We use three 'phases' to left-join lhs and rhs

  • Exact match: well, exact match both on exact_by and phased_by

  • Quasi-exact match: transform phased_by vars on lhs and rhs using quasi_fun and then matches on the transformed variables. Default for quasi_fun is efun::normalize_text, which removes spaces, dots, commas and non-ascii characters to avoid encoding issues

  • Fuzzy match using a two-way 'contains' approach: this is powered by fuzzyjoin::fuzzy_left_join using as matching function match_fun = ~ stringr::str_detect(.x, .y) | stringr::str_detect(.y, .x)

phased_left_join(
  lhs,
  rhs,
  phased_by,
  exact_by = NULL,
  drop_join_vars = TRUE,
  quasi_fun = normalize_text,
  suffix = c(".x", ".y")
)

Arguments

lhs

A data.frame-like

rhs

A data.frame-like

phased_by

A character vector of variables to join by, using a named vector to join by different variables from lhs and rhs (à la dplyr.

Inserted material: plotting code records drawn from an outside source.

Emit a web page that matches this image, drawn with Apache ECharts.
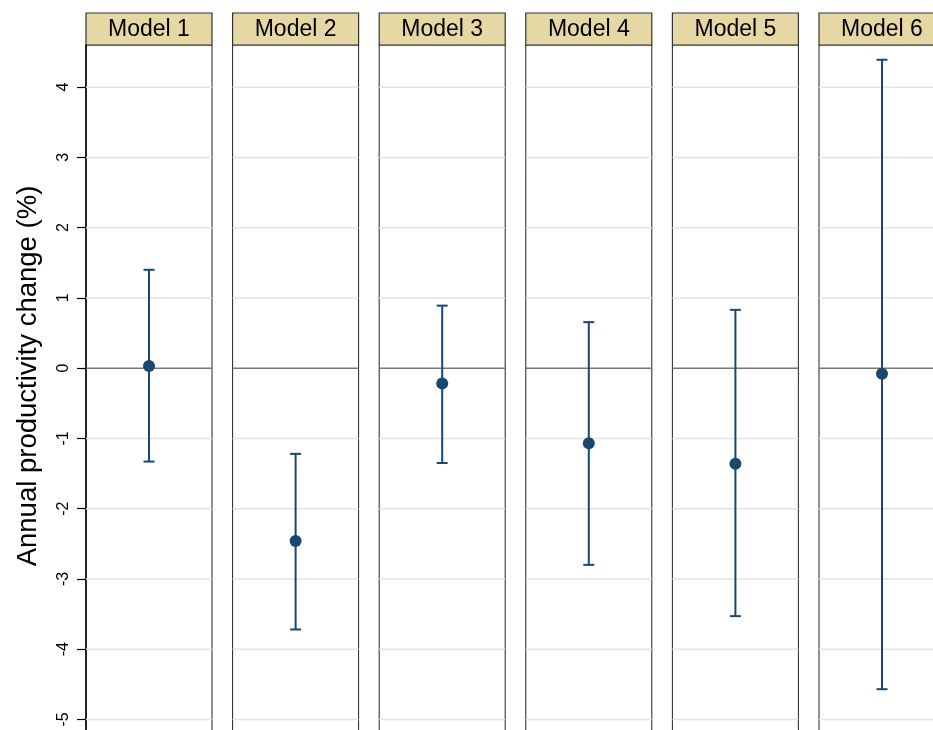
<!DOCTYPE html>
<html>
<head>
<meta charset="utf-8">
<title>Annual productivity change by model</title>
<script src="https://cdn.jsdelivr.net/npm/echarts@6/dist/echarts.min.js"></script>
<style>
  html, body { margin: 0; padding: 0; background: #fff; }
  #chart { width: 933px; height: 730px; }
</style>
</head>
<body>
<div id="chart"></div>
<script>
// Point estimates with 95% confidence intervals, one panel per model
const models = ['Model 1', 'Model 2', 'Model 3', 'Model 4', 'Model 5', 'Model 6'];
const estimates = [0.03, -2.46, -0.22, -1.07, -1.36, -0.08];
const lowerCI = [-1.33, -3.72, -1.35, -2.80, -3.53, -4.57];
const upperCI = [1.40, -1.22, 0.89, 0.655, 0.83, 4.39];
const yTicks = [-5, -4, -3, -2, -1, 0, 1, 2, 3, 4];

const FONT = "'Liberation Sans', Arial, Helvetica, sans-serif";
const NAVY = '#1a476f';
const Y_MIN = -5.2, Y_MAX = 4.6;
const PX_PER_UNIT = 70.25;
const PANEL_W = 126, PANEL_STEP = 146.6, FIRST_LEFT = 86;
const PLOT_TOP = 45, STRIP_TOP = 13, STRIP_H = 32;
const panelLeft = i => FIRST_LEFT + i * PANEL_STEP;

const grids = [], xAxes = [], yAxes = [], series = [], graphics = [];

models.forEach((name, i) => {
  grids.push({
    left: panelLeft(i), top: PLOT_TOP, width: PANEL_W,
    height: (Y_MAX - Y_MIN) * PX_PER_UNIT,
    outerBoundsMode: 'none',
    show: true, backgroundColor: '#fff', borderColor: '#222', borderWidth: 1
  });
  xAxes.push({ gridIndex: i, type: 'value', min: -1, max: 1, show: false });
  const first = i === 0;
  yAxes.push({
    gridIndex: i, type: 'value', min: Y_MIN, max: Y_MAX,
    axisLine: { show: first, onZero: false, lineStyle: { color: '#000', width: 1.5 } },
    axisTick: { show: first, customValues: yTicks, length: 9, lineStyle: { color: '#000', width: 1.2 } },
    axisLabel: {
      show: first, customValues: yTicks, rotate: 90, margin: 14,
      color: '#000', fontSize: 16, fontFamily: FONT
    },
    splitLine: { show: false }
  });

  // light horizontal gridlines at each tick, and a darker reference line at zero
  series.push({
    type: 'custom', xAxisIndex: i, yAxisIndex: i, z: 1, silent: true,
    data: yTicks.map(v => [0, v]),
    renderItem: (params, api) => {
      const v = api.value(1);
      const cs = params.coordSys;
      const y = api.coord([0, v])[1];
      return {
        type: 'line',
        shape: { x1: cs.x, y1: y, x2: cs.x + cs.width, y2: y },
        style: { stroke: v === 0 ? '#777' : '#e3e3e3', lineWidth: 1.5 }
      };
    }
  });

  // confidence interval with end caps
  series.push({
    type: 'custom', xAxisIndex: i, yAxisIndex: i, z: 3, silent: true,
    data: [[0, lowerCI[i], upperCI[i]]],
    encode: { x: 0, y: [1, 2] },
    renderItem: (params, api) => {
      const lo = api.coord([api.value(0), api.value(1)]);
      const hi = api.coord([api.value(0), api.value(2)]);
      const cap = 5.5;
      const st = { stroke: NAVY, lineWidth: 2 };
      return {
        type: 'group',
        children: [
          { type: 'line', shape: { x1: hi[0], y1: hi[1], x2: lo[0], y2: lo[1] }, style: st },
          { type: 'line', shape: { x1: hi[0] - cap, y1: hi[1], x2: hi[0] + cap, y2: hi[1] }, style: st },
          { type: 'line', shape: { x1: lo[0] - cap, y1: lo[1], x2: lo[0] + cap, y2: lo[1] }, style: st }
        ]
      };
    }
  });

  // point estimate
  series.push({
    type: 'scatter', xAxisIndex: i, yAxisIndex: i, z: 4, silent: true,
    symbol: 'circle', symbolSize: 12,
    itemStyle: { color: NAVY, opacity: 1 },
    data: [[0, estimates[i]]]
  });

  // panel header strip
  graphics.push({
    type: 'group',
    children: [
      {
        type: 'rect',
        shape: { x: panelLeft(i), y: STRIP_TOP, width: PANEL_W, height: STRIP_H },
        style: { fill: '#e6d8a5', stroke: '#333', lineWidth: 1.2 }
      },
      {
        type: 'text',
        x: panelLeft(i) + PANEL_W / 2, y: STRIP_TOP + STRIP_H / 2 + 1,
        style: {
          text: name, fill: '#000', font: '23px ' + FONT,
          textAlign: 'center', textVerticalAlign: 'middle'
        }
      }
    ]
  });
});

// vertical axis title
graphics.push({
  type: 'text', x: 28, y: 376, rotation: Math.PI / 2,
  style: {
    text: 'Annual productivity change (%)', fill: '#000', font: '27.5px ' + FONT,
    textAlign: 'center', textVerticalAlign: 'middle'
  }
});

const chart = echarts.init(document.getElementById('chart'), null, { renderer: 'canvas' });
chart.setOption({
  animation: false,
  backgroundColor: '#fff',
  grid: grids,
  xAxis: xAxes,
  yAxis: yAxes,
  series: series,
  graphic: graphics
});
</script>
</body>
</html>
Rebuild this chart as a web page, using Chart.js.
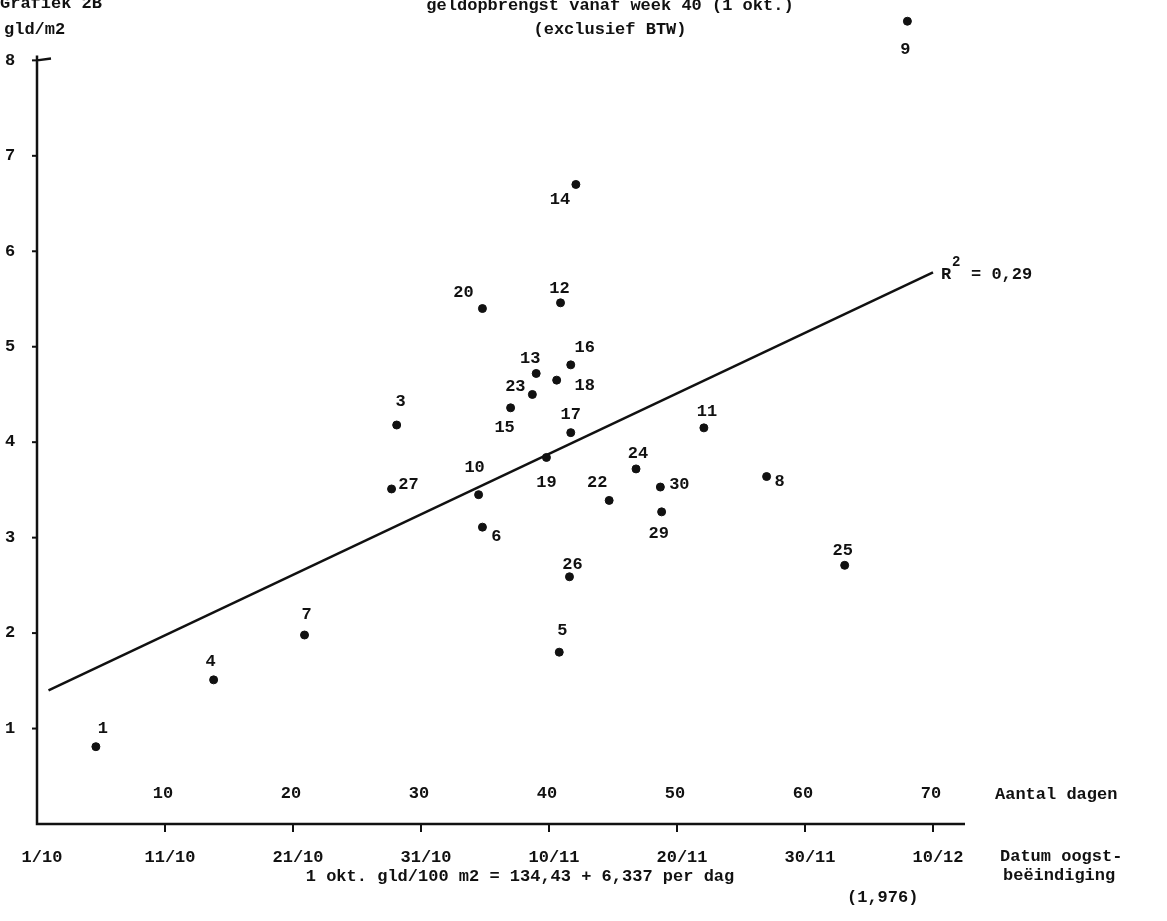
<!DOCTYPE html>
<html>
<head>
<meta charset="utf-8">
<script src="https://cdn.jsdelivr.net/npm/chart.js@4"></script>
<style>
  body { margin: 0; background: #fff; }
  #wrap { width: 1167px; height: 921px; }
</style>
</head>
<body>
<div id="wrap"><canvas id="grafiek" width="1167" height="921"></canvas></div>
<script>
// bedrijfsnummers, aantal dagen na 1 okt., opbrengst gld/m2
const bedrijven = ['1','4','7','3','27','20','10','6','15','23','13','18','16','12','14','17','19','22','24','30','29','11','8','26','5','25','9'];
const dagen     = [4.6,13.8,20.9,28.1,27.7,34.8,34.5,34.8,37.0,38.7,39.0,40.6,41.7,40.9,42.1,41.7,39.8,44.7,46.8,48.7,48.8,52.1,57.0,41.6,40.8,63.1,68.0];
const opbrengst = [0.81,1.51,1.98,4.18,3.51,5.40,3.45,3.11,4.36,4.50,4.72,4.65,4.81,5.46,6.70,4.10,3.84,3.39,3.72,3.53,3.27,4.15,3.64,2.59,1.80,2.71,8.41];
// regressielijn eindpunten
const lijnX = [0.9, 70];
const lijnY = [1.40, 5.78];
const yTicks = [1,2,3,4,5,6,7,8];
const xTicks = [10,20,30,40,50,60,70];
const datums = ['1/10','11/10','21/10','31/10','10/11','20/11','30/11','10/12'];

// plaats van de nummers t.o.v. het punt (px)
const labelPos = {
  '1':[7,-18],'4':[-3,-18],'7':[2,-20],'3':[4,-23],'27':[17,-4],'20':[-19,-16],'10':[-4,-27],
  '6':[14,10],'15':[-6,20],'23':[-17,-8],'13':[-6,-15],'18':[28,6],'16':[14,-17],'12':[-1,-14],
  '14':[-16,15],'17':[0,-18],'19':[0,25],'22':[-12,-18],'24':[2,-15],'30':[19,-2],'29':[-3,22],
  '11':[3,-16],'8':[13,5],'26':[3,-12],'5':[3,-21],'25':[-2,-15],'9':[-2,28]
};

const FONT = 'bold 17px "Liberation Mono", "DejaVu Sans Mono", monospace';

const teken = {
  id: 'teken',
  afterDraw(chart) {
    const c = chart.ctx, xs = chart.scales.x, ys = chart.scales.y;
    c.save();
    c.strokeStyle = '#111'; c.fillStyle = '#111'; c.lineWidth = 2.5;
    c.font = FONT;
    const x0 = xs.getPixelForValue(0), y0 = ys.getPixelForValue(0);
    // assen
    c.beginPath();
    c.moveTo(x0, ys.getPixelForValue(8.05)); c.lineTo(x0, y0);
    c.lineTo(xs.getPixelForValue(72.5), y0);
    c.moveTo(x0, ys.getPixelForValue(8)); c.lineTo(x0 + 14, ys.getPixelForValue(8.02));
    c.stroke();
    c.lineWidth = 2;
    c.textAlign = 'center'; c.textBaseline = 'middle';
    yTicks.forEach(v => {
      const p = ys.getPixelForValue(v);
      c.beginPath(); c.moveTo(x0 - 5, p); c.lineTo(x0, p); c.stroke();
      c.fillText(String(v), 10, p);
    });
    xTicks.forEach(v => {
      const p = xs.getPixelForValue(v);
      c.beginPath(); c.moveTo(p, y0); c.lineTo(p, y0 + 8); c.stroke();
      c.fillText(String(v), p - 2, y0 - 30);
    });
    datums.forEach((d, i) => c.fillText(d, xs.getPixelForValue(i * 10) + 5, y0 + 34));
    // nummers bij punten
    bedrijven.forEach((b, i) => {
      const o = labelPos[b] || [0, -16];
      c.fillText(b, xs.getPixelForValue(dagen[i]) + o[0], ys.getPixelForValue(opbrengst[i]) + o[1]);
    });
    // teksten
    c.textAlign = 'left';
    c.fillText('Grafiek 2B', 0, 4);
    c.fillText('gld/m2', 4, 30);
    c.fillText('Aantal dagen', 995, 795);
    c.fillText('Datum oogst-', 1000, 857);
    c.fillText('beëindiging', 1003, 876);
    c.fillText('(1,976)', 847, 898);
    const rx = xs.getPixelForValue(70) + 8, ry = ys.getPixelForValue(5.78);
    c.fillText('R', rx, ry + 2);
    c.font = 'bold 14px "Liberation Mono", monospace';
    c.fillText('2', rx + 11, ry - 10);
    c.font = FONT;
    c.fillText('= 0,29', rx + 30, ry + 2);
    c.textAlign = 'center';
    c.fillText('geldopbrengst vanaf week 40 (1 okt.)', 610, 6);
    c.fillText('(exclusief BTW)', 610, 30);
    c.fillText('1 okt. gld/100 m2 = 134,43 + 6,337 per dag', 520, 877);
    c.restore();
  }
};

new Chart(document.getElementById('grafiek'), {
  type: 'scatter',
  data: {
    datasets: [
      {
        data: dagen.map((d, i) => ({ x: d, y: opbrengst[i] })),
        backgroundColor: '#111', borderColor: '#111', pointRadius: 4, pointHoverRadius: 4
      },
      {
        type: 'line',
        data: lijnX.map((d, i) => ({ x: d, y: lijnY[i] })),
        borderColor: '#111', borderWidth: 2.5, pointRadius: 0, fill: false
      }
    ]
  },
  plugins: [teken],
  options: {
    responsive: false, animation: false,
    layout: { padding: { left: 37, top: 0, right: 202, bottom: 97 } },
    plugins: { legend: { display: false }, tooltip: { enabled: false } },
    scales: {
      x: { type: 'linear', min: 0, max: 72.5, display: false },
      y: { min: 0, max: 8.58, display: false }
    }
  }
});
</script>
</body>
</html>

See ?dplyr::join). The variables indicated here will be subject to the phased approach.

exact_by

An optional character vector of variables to join by, using always an exact match.

drop_join_vars

Whether to drop auxiliary variables for the match (e.g. transformed variables). Defaults to TRUE, but for debugging may be useful to set to FALSE.

quasi_fun

The function to apply to phased_by variables, for the quasi-exact match. Defaults to efun::normalize_text

suffix

If there are non-joined duplicate variables in x and y, these suffixes will be added to the output to disambiguate them. Should be a character vector of length 2.

Value

a joined data-frame

Details

We apply those phases in that order, and every phase works only on the unmatched rows from previous phases.